その様を観ていると、昔、新宿のK's cinemaで『アルマジロ』というドキュメンタリー映画を観たのを思い出した。アフガニスタンに派遣されたデンマーク軍を追うドキュメンタリー作品であったが、塹壕に潜むタリバン兵に向かって、手榴弾を投げて爆殺するシーンがあり、これは観ても良いものなのか?と衝撃を受けたことを、今でも鮮明に記憶している。やはり、戦争は人の心を蝕むものだ。よくない、よくない。

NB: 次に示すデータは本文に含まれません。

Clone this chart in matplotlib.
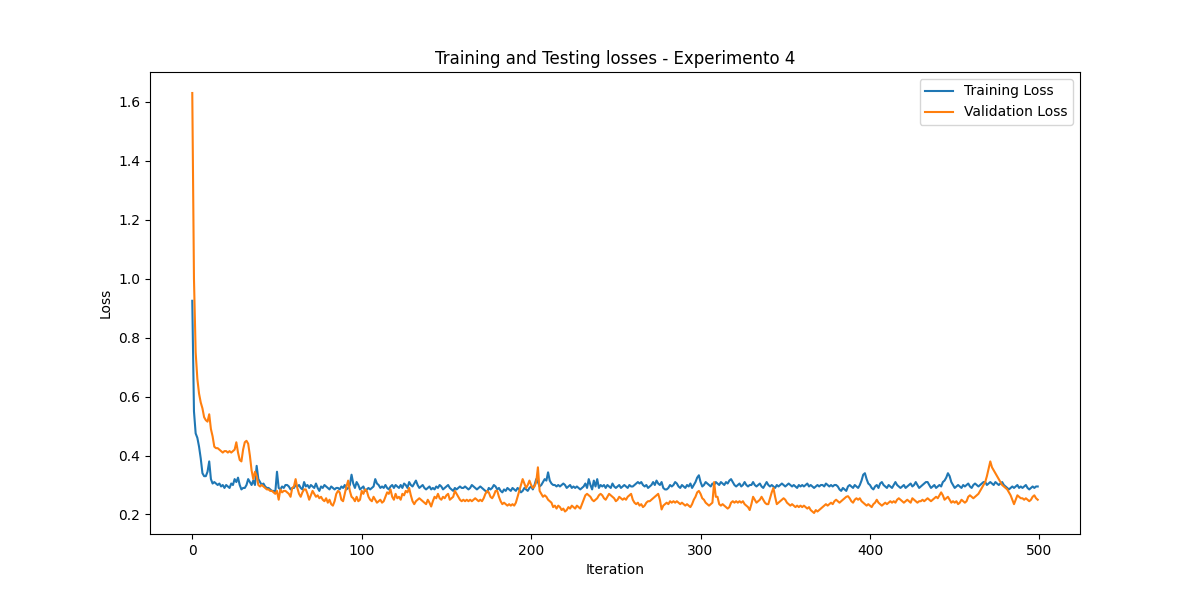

国名を失念してしまったのだが、冒頭と末尾の場面はラトビアかエストニア(リトアニアでなかったことは確か)であった。これは、自転車を欲しがった女の子の願いによって、デンマークに住むマチルデの自転車が盗まれ、巡り着いて女の子の元に届くということなのだが、デンマークとの関係性がどうであるのかは知らないし、取り立ててその国、その場所に意味があるということではないのかも知れないのだが、妙に気になってしまった。単にデンマークよりも貧しいと言っている様にも受け取れるし、倹しくとも住む人々の心は彼らの方が豊かであると言っている様にも受け入れられる。個人的に、ヨーロッパの国交というものを調べてみようかしら、なんて気になってしまった。

ちょいちょい挟まれるギャクに、笑っていいものかどうなのか、思案に余る場面が散見し、もやもやする所が多い映画ではあったが、要するに、強く信じる事の大切さというものが感じられた。間違いも正当化すれば、大義となる。危ない思想だけれども、何か事を成す際には、必要な事なのだ。私も程ほどに信念を強くして生きたい。